Están los que se destacan públicamente y están aquellos que día a día construyen su propia imagen. Los que trascienden y salen en los diarios y los que silenciosamente suman gestos cada día. Los famosos y los desconocidos.
Esta vez no voy a hablar de folclore ni de tradiciones sino, en todo caso, de los que bien podrían ser famosos y no lo son pero se ganan el respeto y la admiración cada día.
Son grandes protagonistas, como alguna vez definí a un tapicero que en su micromundo creó amistades, respeto; que soñó e hizo realidad parte de esos sueños. Están cada día, dan ejemplos, enseñan, corrigen, advierten, halagan y empujan a seguir.
Tanta vuelta para definir a los vecinos, a los buenos vecinos, esos que cuando no están se notan, esos que cuando no están dejan un vacío enorme.
Y mire que en un diario uno publica bastante seguido las peleas o diferencias entre vecinos, de las que sobran ejemplos. De esos que por una medianera son capaces de tomar un arma.
Pocas veces un espacio para los buenos vecinos, para los que construyen y no trascienden. Son las cosas que el periodismo valora de modo diferente puertas adentro de los medios pero puertas afuera, como todo el mundo, comparte los pros y los contras de los vecinos. Y uno mismo puede estar de un lado o del otro, del de los buenos vecinos o del de los malos vecinos.
Todo esto viene a cuento a partir de la muerte de una de mis vecinas, la más valiosa que haya imaginado y la que por suerte me tocó tener. Isabel es su nombre, mujer de trabajo, de objetivos cumplidos y por cumplir, de sueños, de emociones contenidas, de lealtad inquebrantable. Ésa es la vecina que no veré en cada amanecer como cuando cada uno por su lado coincidíamos en el horario para ir a trabajar.
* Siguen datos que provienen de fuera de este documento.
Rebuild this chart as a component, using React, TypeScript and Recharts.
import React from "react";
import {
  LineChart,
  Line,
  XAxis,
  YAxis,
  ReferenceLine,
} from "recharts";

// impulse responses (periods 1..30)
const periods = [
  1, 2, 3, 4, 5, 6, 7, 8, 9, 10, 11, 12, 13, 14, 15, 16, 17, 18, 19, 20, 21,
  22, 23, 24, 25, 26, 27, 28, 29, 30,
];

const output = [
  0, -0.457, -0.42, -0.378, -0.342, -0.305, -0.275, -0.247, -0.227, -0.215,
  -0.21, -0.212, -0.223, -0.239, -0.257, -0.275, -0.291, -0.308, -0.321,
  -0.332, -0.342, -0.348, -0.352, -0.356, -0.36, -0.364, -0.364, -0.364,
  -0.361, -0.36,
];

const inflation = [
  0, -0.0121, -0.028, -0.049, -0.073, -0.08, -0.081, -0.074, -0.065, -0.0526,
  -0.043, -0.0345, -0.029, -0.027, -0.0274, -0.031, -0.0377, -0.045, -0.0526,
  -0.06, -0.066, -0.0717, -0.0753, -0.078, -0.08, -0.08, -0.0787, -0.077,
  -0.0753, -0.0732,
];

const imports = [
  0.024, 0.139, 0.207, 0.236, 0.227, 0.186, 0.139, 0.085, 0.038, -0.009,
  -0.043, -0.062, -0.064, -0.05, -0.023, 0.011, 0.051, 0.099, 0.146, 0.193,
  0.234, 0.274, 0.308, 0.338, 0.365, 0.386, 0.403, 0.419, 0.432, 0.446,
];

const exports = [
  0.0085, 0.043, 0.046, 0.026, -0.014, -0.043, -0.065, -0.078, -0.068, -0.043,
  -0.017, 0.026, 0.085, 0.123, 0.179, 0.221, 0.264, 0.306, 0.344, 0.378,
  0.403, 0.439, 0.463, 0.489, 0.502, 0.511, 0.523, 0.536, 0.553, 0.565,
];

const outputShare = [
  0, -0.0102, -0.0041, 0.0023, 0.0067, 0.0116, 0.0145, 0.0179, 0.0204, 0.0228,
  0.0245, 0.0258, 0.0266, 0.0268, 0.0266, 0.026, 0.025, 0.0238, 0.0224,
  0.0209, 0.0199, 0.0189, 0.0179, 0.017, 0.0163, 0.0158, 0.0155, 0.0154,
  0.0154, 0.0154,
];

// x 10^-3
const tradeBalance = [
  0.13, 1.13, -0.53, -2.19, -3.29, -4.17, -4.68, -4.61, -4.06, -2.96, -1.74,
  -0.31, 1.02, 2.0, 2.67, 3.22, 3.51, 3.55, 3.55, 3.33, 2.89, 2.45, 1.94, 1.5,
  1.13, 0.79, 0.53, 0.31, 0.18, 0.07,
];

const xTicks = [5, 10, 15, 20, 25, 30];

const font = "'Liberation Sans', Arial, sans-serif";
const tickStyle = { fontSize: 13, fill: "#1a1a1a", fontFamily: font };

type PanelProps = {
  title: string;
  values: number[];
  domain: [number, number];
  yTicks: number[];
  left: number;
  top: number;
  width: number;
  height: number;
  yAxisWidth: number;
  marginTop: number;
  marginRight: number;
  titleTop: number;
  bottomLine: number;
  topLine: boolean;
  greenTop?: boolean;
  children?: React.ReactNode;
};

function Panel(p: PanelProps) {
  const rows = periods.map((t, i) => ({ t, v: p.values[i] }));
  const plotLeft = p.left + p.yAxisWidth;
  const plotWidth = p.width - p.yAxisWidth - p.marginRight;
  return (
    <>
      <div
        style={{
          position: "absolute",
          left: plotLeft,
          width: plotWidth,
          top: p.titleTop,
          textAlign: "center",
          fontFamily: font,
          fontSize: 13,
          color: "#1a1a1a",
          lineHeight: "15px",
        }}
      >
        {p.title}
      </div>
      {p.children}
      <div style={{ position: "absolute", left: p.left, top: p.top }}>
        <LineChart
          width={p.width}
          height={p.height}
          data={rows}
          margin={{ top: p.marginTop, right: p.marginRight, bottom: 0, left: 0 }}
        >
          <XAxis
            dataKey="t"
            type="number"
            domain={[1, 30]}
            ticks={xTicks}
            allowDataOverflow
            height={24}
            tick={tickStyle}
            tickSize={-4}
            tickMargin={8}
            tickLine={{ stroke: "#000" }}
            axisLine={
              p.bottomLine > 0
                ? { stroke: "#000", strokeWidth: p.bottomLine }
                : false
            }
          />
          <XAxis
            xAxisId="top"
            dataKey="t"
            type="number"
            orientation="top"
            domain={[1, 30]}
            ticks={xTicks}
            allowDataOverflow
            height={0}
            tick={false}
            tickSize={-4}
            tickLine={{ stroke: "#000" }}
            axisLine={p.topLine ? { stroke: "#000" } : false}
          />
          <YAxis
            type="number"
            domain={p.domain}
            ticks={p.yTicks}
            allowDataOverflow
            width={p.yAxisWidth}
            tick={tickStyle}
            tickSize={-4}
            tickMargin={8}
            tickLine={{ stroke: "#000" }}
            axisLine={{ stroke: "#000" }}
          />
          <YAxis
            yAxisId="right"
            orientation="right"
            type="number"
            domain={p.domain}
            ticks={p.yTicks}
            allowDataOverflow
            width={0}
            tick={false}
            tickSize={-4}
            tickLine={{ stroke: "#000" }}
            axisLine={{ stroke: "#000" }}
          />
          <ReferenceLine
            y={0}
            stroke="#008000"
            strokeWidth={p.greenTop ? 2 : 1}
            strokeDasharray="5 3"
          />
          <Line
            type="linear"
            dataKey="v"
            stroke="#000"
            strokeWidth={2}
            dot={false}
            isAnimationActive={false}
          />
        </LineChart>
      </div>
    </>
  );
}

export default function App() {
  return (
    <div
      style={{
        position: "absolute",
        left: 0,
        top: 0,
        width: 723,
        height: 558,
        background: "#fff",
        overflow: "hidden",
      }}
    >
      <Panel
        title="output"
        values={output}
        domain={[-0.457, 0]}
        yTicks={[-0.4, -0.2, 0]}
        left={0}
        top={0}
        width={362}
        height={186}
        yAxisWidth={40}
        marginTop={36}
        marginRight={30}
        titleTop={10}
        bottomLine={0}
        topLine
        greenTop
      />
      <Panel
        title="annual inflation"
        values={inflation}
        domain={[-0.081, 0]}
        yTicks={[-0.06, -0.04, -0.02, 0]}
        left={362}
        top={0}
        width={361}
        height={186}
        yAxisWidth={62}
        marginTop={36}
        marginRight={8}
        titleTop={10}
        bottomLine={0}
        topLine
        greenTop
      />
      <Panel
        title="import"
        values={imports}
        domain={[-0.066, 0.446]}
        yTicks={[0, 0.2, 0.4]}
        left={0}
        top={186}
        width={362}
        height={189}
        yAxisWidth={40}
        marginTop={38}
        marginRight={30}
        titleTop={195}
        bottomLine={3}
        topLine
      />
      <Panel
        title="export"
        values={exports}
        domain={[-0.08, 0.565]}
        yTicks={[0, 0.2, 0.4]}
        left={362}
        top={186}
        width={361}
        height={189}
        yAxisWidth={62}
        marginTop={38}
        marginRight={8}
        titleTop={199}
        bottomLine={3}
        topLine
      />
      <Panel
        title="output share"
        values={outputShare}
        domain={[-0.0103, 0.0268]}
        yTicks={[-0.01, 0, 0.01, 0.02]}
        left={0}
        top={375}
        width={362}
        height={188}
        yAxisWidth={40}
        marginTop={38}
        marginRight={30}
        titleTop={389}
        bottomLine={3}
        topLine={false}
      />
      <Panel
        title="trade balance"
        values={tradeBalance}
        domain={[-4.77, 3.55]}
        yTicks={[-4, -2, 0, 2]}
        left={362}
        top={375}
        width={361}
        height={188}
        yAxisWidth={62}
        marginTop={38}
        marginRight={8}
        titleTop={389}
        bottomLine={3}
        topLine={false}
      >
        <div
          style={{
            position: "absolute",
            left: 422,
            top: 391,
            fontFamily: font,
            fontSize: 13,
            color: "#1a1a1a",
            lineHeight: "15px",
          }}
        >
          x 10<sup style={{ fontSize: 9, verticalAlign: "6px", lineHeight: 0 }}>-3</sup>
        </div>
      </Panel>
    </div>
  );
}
Es la mujer que de rostro serio era capaz de dar todo, la que no estaba conforme hasta que todos hubieran probado sus dulces, el pan casero, el pollo al horno de barro; la que sin importarle si tenía o no fue capaz de un gesto enorme que pocos serían capaces de hacer realidad. Una vez fue testigo del robo de la bici de un canillita y, humilde como era, de pocos recursos, de mucho trabajo y de pocos ingresos, sin pensarlo un minuto le entregó su bici y le dijo "Te la regalo".
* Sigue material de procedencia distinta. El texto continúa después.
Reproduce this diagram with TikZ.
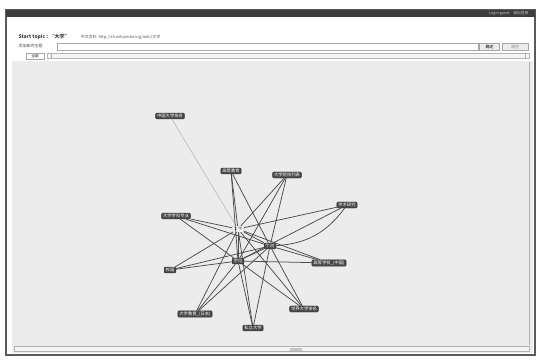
\documentclass[tikz,border=0pt]{standalone}
\usepackage{fontspec}
\setmainfont{Liberation Sans}
\newfontfamily\cjk{Noto Sans CJK SC}
\usetikzlibrary{positioning}

\definecolor{barra}{RGB}{62,62,62}
\definecolor{telaio}{RGB}{90,90,90}
\definecolor{sfondo}{RGB}{236,236,236}
\definecolor{nodo}{RGB}{70,70,70}
\definecolor{arco}{RGB}{75,75,75}

\begin{document}
\begin{tikzpicture}[x=1pt, y=-1pt, >=latex]
	% Stili comuni per i nodi del grafo
	\tikzset{
		topic/.style={
			draw=black!80,
			fill=nodo,
			text=white,
			rounded corners=1pt,
			inner xsep=1.5pt,
			inner ysep=1pt,
			font=\cjk\fontsize{4.3}{4.5}\selectfont
		},
		root/.style={
			topic,
			draw=gray!60,
			fill=white,
			text=black!70
		},
		link/.style={arco, line width=0.75pt},
		faint/.style={gray!60, line width=0.5pt},
		btn/.style={
			draw=gray!70,
			fill=gray!15,
			minimum height=7pt,
			inner sep=0pt,
			font=\cjk\fontsize{4}{4.5}\selectfont
		}
	}

	\useasboundingbox (0,0) rectangle (542,361);
	\fill[white] (0,0) rectangle (542,361);

	% Finestra e barra superiore
	\fill[sfondo] (12,61) rectangle (533,353);
	\draw[telaio, line width=1.2pt] (6,10) rectangle (535,355);
	\fill[barra] (6,10) rectangle (535,17);
	\node[text=gray!45, anchor=east, font=\cjk\fontsize{3.8}{4}\selectfont] (login) at (532,13.5) {Login guest\quad 退出登录};

	% Titolo e ricerca
	\node[anchor=west, text=black!75, font=\cjk\fontsize{5}{6}\selectfont] (title) at (15,37) {\textbf{Start topic : “大学”}};
	\node[right=4pt of title, text=black!65, font=\cjk\fontsize{4}{4.5}\selectfont] (source) {中文百科\ \ http://zh.wikipedia.org/wiki/大学};
	\node[anchor=west, text=black!70, font=\cjk\fontsize{4}{4.5}\selectfont] (addlabel) at (15,46) {添加新的主题};
	\node[draw=gray!70, fill=white, minimum width=421pt, minimum height=7pt, inner sep=0pt, anchor=west] (search) at (57,46.5) {};
	\node[btn, minimum width=20pt, right=1pt of search] (ok) {确定};
	\node[btn, minimum width=26pt, right=2pt of ok, text=gray] (clear) {清空};

	% Cursore e barra di scorrimento
	\node[draw=gray!70, fill=white, minimum width=18pt, minimum height=6pt, inner sep=0pt, font=\cjk\fontsize{3.5}{4}\selectfont] (all) at (35,56) {全部};
	\node[draw=gray!60, fill=gray!8, minimum width=482pt, minimum height=5pt, inner sep=0pt, anchor=west] (slider) at (47,56) {};
	\draw[gray!60] (slider.west) ++(4,-2.5) -- ++(0,5);
	\draw[gray!60] (slider.east) ++(-4,-2.5) -- ++(0,5);
	\node[draw=gray!60, fill=gray!8, minimum width=515pt, minimum height=5pt, inner sep=0pt] (hscroll) at (272,349) {};
	\node[fill=gray!45, minimum width=12pt, minimum height=3pt, inner sep=0pt] (thumb) at (296,349) {};
	\draw[gray!60] (529,62) -- (529,345);

	% Nodi del grafo
	\node[topic] (rank) at (170,116) {中国大学排名};
	\node[topic] (edu) at (231,171) {高等教育};
	\node[topic] (list) at (287,175) {大学院校列表};
	\node[topic] (res) at (347,205) {学术研究};
	\node[topic] (subj) at (176,216) {大学学科专业};
	\node[topic] (coll) at (270,246) {学院};
	\node[topic] (deg) at (238,261) {学位};
	\node[topic] (camp) at (170,270) {校园};
	\node[topic] (china) at (329,263) {高等学校\_(中国)};
	\node[topic] (world) at (304,309) {世界大学排名};
	\node[topic] (japan) at (195,314) {大学教育\_(日本)};
	\node[topic] (priv) at (253,328) {私立大学};
	\node[root] (univ) at (238,229) {大学};

	% Archi
	\draw[faint] (rank) -- (univ);
	\foreach \a in {edu,list,subj,camp,china,world,japan,priv}
		\foreach \b in {univ,coll,deg}
			\draw[link] (\a) -- (\b);
	\draw[link] (res) -- (univ);
	\draw[link] (res) -- (deg);
	\draw[link] (res) to[bend left=25] (coll);
	\draw[link] (univ) -- (coll);
	\draw[link] (univ) -- (deg);
	\draw[link] (coll) -- (deg);
\end{tikzpicture}
\end{document}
Ésa era Isabel, capaz de asumir una multiplicidad de roles, de mujer, de amiga de lujo, de mamá, de abuela, de soñadora, de trabajadora como la mejor.
Y pensó en su muerte como pensamos todos. Poco antes de su partida definitiva, Isabel nos dijo en una rueda de mates que el día en que ella muriera quería que antes de cualquier ceremonia religiosa la pasearan por la calle, la más céntrica de la ciudad, porque a ella le gustaba pasear, que los que supieran de quién se trataba la despidieran desde ese lugar.
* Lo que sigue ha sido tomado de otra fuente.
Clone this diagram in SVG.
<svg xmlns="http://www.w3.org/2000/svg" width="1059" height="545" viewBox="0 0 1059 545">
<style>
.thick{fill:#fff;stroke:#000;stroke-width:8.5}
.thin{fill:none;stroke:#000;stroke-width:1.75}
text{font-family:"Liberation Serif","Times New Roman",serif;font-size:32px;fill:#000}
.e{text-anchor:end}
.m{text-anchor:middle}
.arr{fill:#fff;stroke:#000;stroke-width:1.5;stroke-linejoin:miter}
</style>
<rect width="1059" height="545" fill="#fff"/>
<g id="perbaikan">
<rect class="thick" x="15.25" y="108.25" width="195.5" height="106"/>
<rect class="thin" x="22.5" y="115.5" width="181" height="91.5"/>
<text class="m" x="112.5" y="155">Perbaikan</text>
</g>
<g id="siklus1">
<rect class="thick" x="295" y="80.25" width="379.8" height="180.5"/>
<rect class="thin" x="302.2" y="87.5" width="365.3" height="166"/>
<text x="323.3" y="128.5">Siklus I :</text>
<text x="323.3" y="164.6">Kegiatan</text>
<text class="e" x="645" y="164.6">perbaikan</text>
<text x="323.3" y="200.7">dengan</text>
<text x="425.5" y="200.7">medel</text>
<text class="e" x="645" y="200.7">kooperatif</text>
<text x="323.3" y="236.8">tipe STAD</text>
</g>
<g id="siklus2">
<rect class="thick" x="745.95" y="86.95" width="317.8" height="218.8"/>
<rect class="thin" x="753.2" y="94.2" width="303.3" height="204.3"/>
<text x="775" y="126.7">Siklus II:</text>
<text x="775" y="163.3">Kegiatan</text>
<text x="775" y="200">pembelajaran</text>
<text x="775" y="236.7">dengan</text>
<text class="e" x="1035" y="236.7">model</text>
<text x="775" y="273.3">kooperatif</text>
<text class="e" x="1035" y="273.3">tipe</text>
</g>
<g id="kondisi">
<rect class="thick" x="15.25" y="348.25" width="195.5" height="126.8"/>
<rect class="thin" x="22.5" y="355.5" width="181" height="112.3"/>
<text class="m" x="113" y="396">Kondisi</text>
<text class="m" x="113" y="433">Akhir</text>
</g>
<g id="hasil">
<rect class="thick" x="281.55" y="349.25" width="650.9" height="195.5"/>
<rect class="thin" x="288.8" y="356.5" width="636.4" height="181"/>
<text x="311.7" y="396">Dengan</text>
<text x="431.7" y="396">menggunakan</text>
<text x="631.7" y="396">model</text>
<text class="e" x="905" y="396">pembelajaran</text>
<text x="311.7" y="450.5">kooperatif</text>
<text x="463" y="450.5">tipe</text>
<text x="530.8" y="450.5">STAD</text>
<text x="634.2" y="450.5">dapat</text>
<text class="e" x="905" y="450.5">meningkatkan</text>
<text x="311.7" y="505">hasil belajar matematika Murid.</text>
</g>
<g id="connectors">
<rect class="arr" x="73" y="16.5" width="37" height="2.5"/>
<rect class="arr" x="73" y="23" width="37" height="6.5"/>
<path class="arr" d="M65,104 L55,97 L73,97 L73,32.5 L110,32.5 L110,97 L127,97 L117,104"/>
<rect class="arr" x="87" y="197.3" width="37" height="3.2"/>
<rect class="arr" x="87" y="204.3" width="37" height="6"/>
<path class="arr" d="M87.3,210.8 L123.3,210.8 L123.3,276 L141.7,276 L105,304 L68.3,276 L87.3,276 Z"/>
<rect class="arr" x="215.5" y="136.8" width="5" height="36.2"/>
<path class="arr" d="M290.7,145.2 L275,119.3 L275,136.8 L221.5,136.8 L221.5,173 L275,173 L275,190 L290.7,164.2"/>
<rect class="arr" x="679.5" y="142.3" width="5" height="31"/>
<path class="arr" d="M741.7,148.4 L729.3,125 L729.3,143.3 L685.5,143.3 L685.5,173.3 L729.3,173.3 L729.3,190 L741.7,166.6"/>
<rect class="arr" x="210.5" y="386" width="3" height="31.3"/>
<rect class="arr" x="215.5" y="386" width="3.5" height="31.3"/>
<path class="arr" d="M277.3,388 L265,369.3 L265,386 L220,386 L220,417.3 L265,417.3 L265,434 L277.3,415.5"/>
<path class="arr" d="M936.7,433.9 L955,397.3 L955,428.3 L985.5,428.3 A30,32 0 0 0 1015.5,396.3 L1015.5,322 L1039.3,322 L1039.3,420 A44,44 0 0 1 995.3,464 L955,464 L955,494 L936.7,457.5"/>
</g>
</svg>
La vida nos da estas grandes alegrías, porque más allá de la muerte, una contingencia si se quiere y según desde donde se vea, no será posible olvidar a alguien que desde el alma hizo cada una de las cosas que hizo y que dejó la teoría de la solidaridad para convertirla en una realidad.
Ojalá se multiplicaran por miles estas personas capaces de traducir intenciones en hechos concretos, porque lo hizo aun sin contar muchas veces con recursos para ella ni para su hija. Lo que tuvo lo dio, lo compartió, lo ofreció.
Éstos son los ilustres que no salen en los diarios, los que uno desde su micromundo rescata pero que valen una enormidad. Son los que de verdad construyen, los que no pasan en puntas de pie por el mundo, los que dejan huella.
No dejaremos de sentir los aromas de su vida, aunque ya no esté.